MCASD has commissioned Kaino to create new works for the Cerca Series. Revolving around the premise that “Laws are Made for Rogues,” Kaino will create installations dealing with issues of individual versus group identity and aesthetic style as a form of social commentary, using ninjas, pirates, and Zapatistas as his protagonists. In popular culture, the strength of an anonymous individual ninja is almost impenetrable whereas groups of ninjas are easily dispatched by weaker opponents. The inverse is true for pirates, whose strength is as a flamboyantly dressed mass, often forcing the lone individual to walk the plank. Kaino conflates these premises, using toy Zapatista dolls that emulate ninja dress and a two-headed pirate boat outfitted with planks for each pirate, to explore the popular expectations of good versus bad, strong versus weak that are communicated through aesthetic choices.

Kaino was born and raised in Los Angeles. He received his B.A. from the University of California, Irvine and his M.F.A. from the University of California, San Diego. Kaino’s work has been shown at the Asia Society, New York; Whitney Biennial at the Whitney Museum of American Art, New York; the Bronx Museum of the Arts; The Studio Museum, New York; and The Walker Art Center, Minneapolis. He was a co-founder of Deep River Gallery in Los Angeles, a pioneering artist-run exhibition space, was Chief Creative officer of Napster, and has taught at UCLA and USC.

Material Actions - Material Actions features key sculptural works from MCASD’s permanent collection that give the sentient body in action a central position in their artistic discourse. Sculpture by Bruce Conner, Martin Puryear, David Hammons and Petah Coyne, together with works on paper by Sophie Calle and Nigel Poor explore the physical qualities of materials and their transformation and perception by the body’s senses in a variety of ways.

While in craft tradition the body of the creator and her or his actions are assumed as fundamental to the process of artistic production, 20th-century Modernism’s focus on form rather than process obscured and even denied the importance of the body as a source of aesthetic meaning. During the 1960s artists like Bruce Conner began again to focus on process, utilizing their own bodies as a catalyst for material changes through performances occurring in real time. This radical reconfiguration of what constitutes the subject and object of art permeated Conner’s object-based production. Resurrection (1960), an important piece from MCASD’s collection, results from actions like gathering, layering, and entwining the richly weathered and textured found materials of which it is made. These actions, in turn, imply the artist’s positioning of his own body as a sensate instrument that arrives at highly poetic, conceptual narratives through doing.

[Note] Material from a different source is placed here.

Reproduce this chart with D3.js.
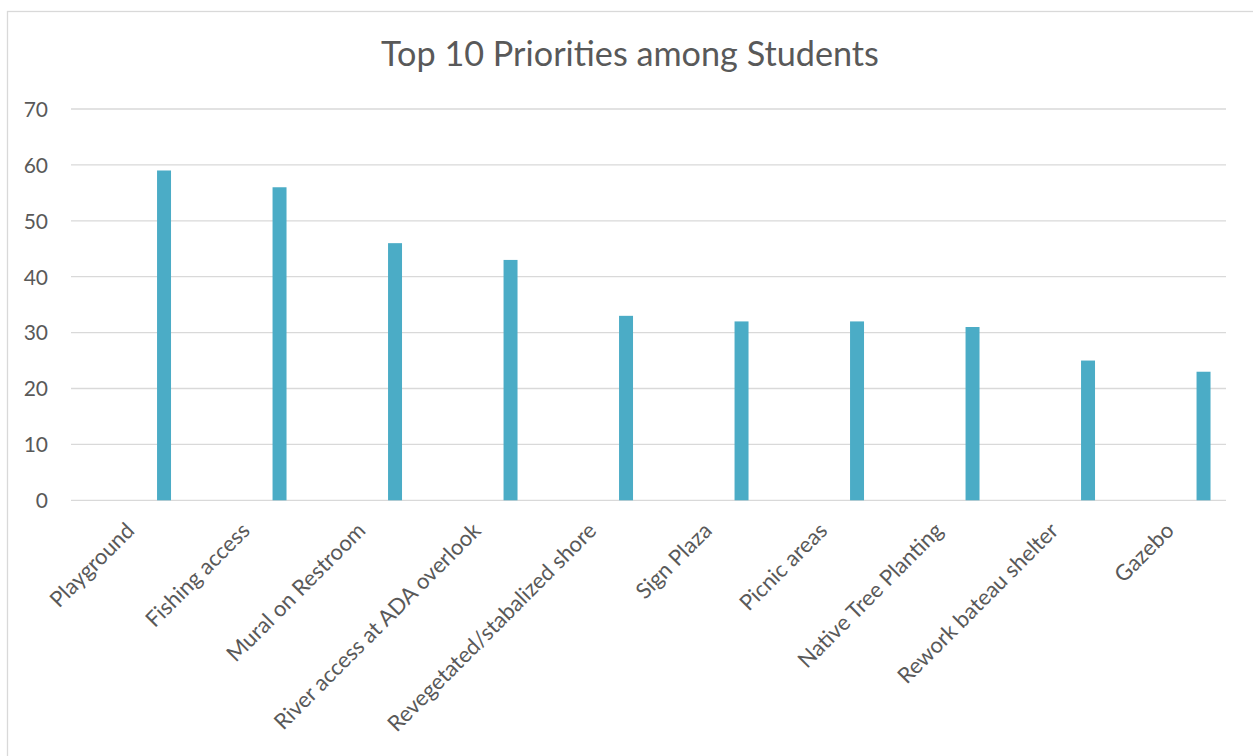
<!DOCTYPE html>
<html><head><meta charset="utf-8">
<script src="https://cdn.jsdelivr.net/npm/d3@7"></script>
<style>body{margin:0;background:#fff;} svg{display:block;}</style>
</head><body>
<svg id="c" width="1253" height="756"></svg>
<script>
const title = "Top 10 Priorities among Students";
const categories = ["Playground","Fishing access","Mural on Restroom","River access at ADA overlook","Revegetated/stabalized shore","Sign Plaza","Picnic areas","Native Tree Planting","Rework bateau shelter","Gazebo"];
const values = [59,56,46,43,33,32,32,31,25,23];
const yTicks = [0,10,20,30,40,50,60,70];

const svg = d3.select("#c");
const W = 1253, H = 756;
const m = {left:71, right:1226, top:109, bottom:500.3};
const font = "Lato, 'Open Sans', sans-serif";
const txt = "#595959";

svg.append("rect").attr("x",7.5).attr("y",11.5).attr("width",W+10).attr("height",H+10)
  .attr("fill","#fff").attr("stroke","#d9d9d9").attr("stroke-width",1.3);

const x = d3.scaleBand().domain(categories).range([m.left,m.right]).padding(0);
const y = d3.scaleLinear().domain([0,70]).range([m.bottom,m.top]);
const bw = x.bandwidth();

// gridlines
svg.append("g").selectAll("line").data(yTicks).join("line")
  .attr("x1",m.left).attr("x2",m.right).attr("y1",d=>y(d)).attr("y2",d=>y(d))
  .attr("stroke","#d9d9d9").attr("stroke-width",1.3);

// y axis labels
const yAxis = d3.axisLeft(y).tickValues(yTicks).tickSize(0).tickPadding(0);
const ya = svg.append("g").attr("transform","translate(48,0)").call(yAxis);
ya.select(".domain").remove();
ya.selectAll("text").attr("font-family",font).attr("font-size",21).attr("fill",txt).attr("dy","0.35em");

// bars
svg.append("g").selectAll("rect").data(values).join("rect")
  .attr("x",(d,i)=>x(categories[i])+bw*0.745)
  .attr("width",bw*0.121)
  .attr("y",d=>y(d)).attr("height",d=>y(0)-y(d))
  .attr("fill","#4bacc6");

// category labels
svg.append("g").selectAll("text").data(categories).join("text")
  .attr("transform",d=>`translate(${x(d)+bw/2+7},532) rotate(-45)`)
  .attr("text-anchor","end")
  .attr("font-family",font).attr("font-size",22).attr("fill",txt)
  .text(d=>d);

// title
const t = svg.append("text").attr("x",630).attr("y",66).attr("text-anchor","middle")
  .attr("font-family",font).attr("font-size",30).attr("fill",txt).text(title);
const len = t.node().getComputedTextLength();
t.attr("font-size",30*498/len);
</script>
</body></html>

The focus in bodily activity as a form of artistic address, and as the content of art, is particularly evident in the work of David Hammons, an artist who took the action-based practice of the 1960s and turned it towards a critique of race and identity. Made from objects found in one of his constant walks through the streets of his native Harlem, Hammons’ sculpture Champ (1989) articulates an important sub-theme in this exhibition—the allusion to skin and the sense of touch. In this work, a piece of black, rubber inner tube with boxing gloves attached with masking tape hangs limply, like flayed skin from a nail. The piece, which results from the action of walking in the city, also documents another kind of performance—that of race and its bodily identification.

The artists in Material Actions engage their senses through actions and performances that vary from gathering materials as meditation, hand-crafting as a form of self identification, and the categorization of other people’s bodies, to processes that highlight socially constructed identities. All, however, give preeminence to lived experience; to acting and making in the world over the formal and representational autonomy of the art object.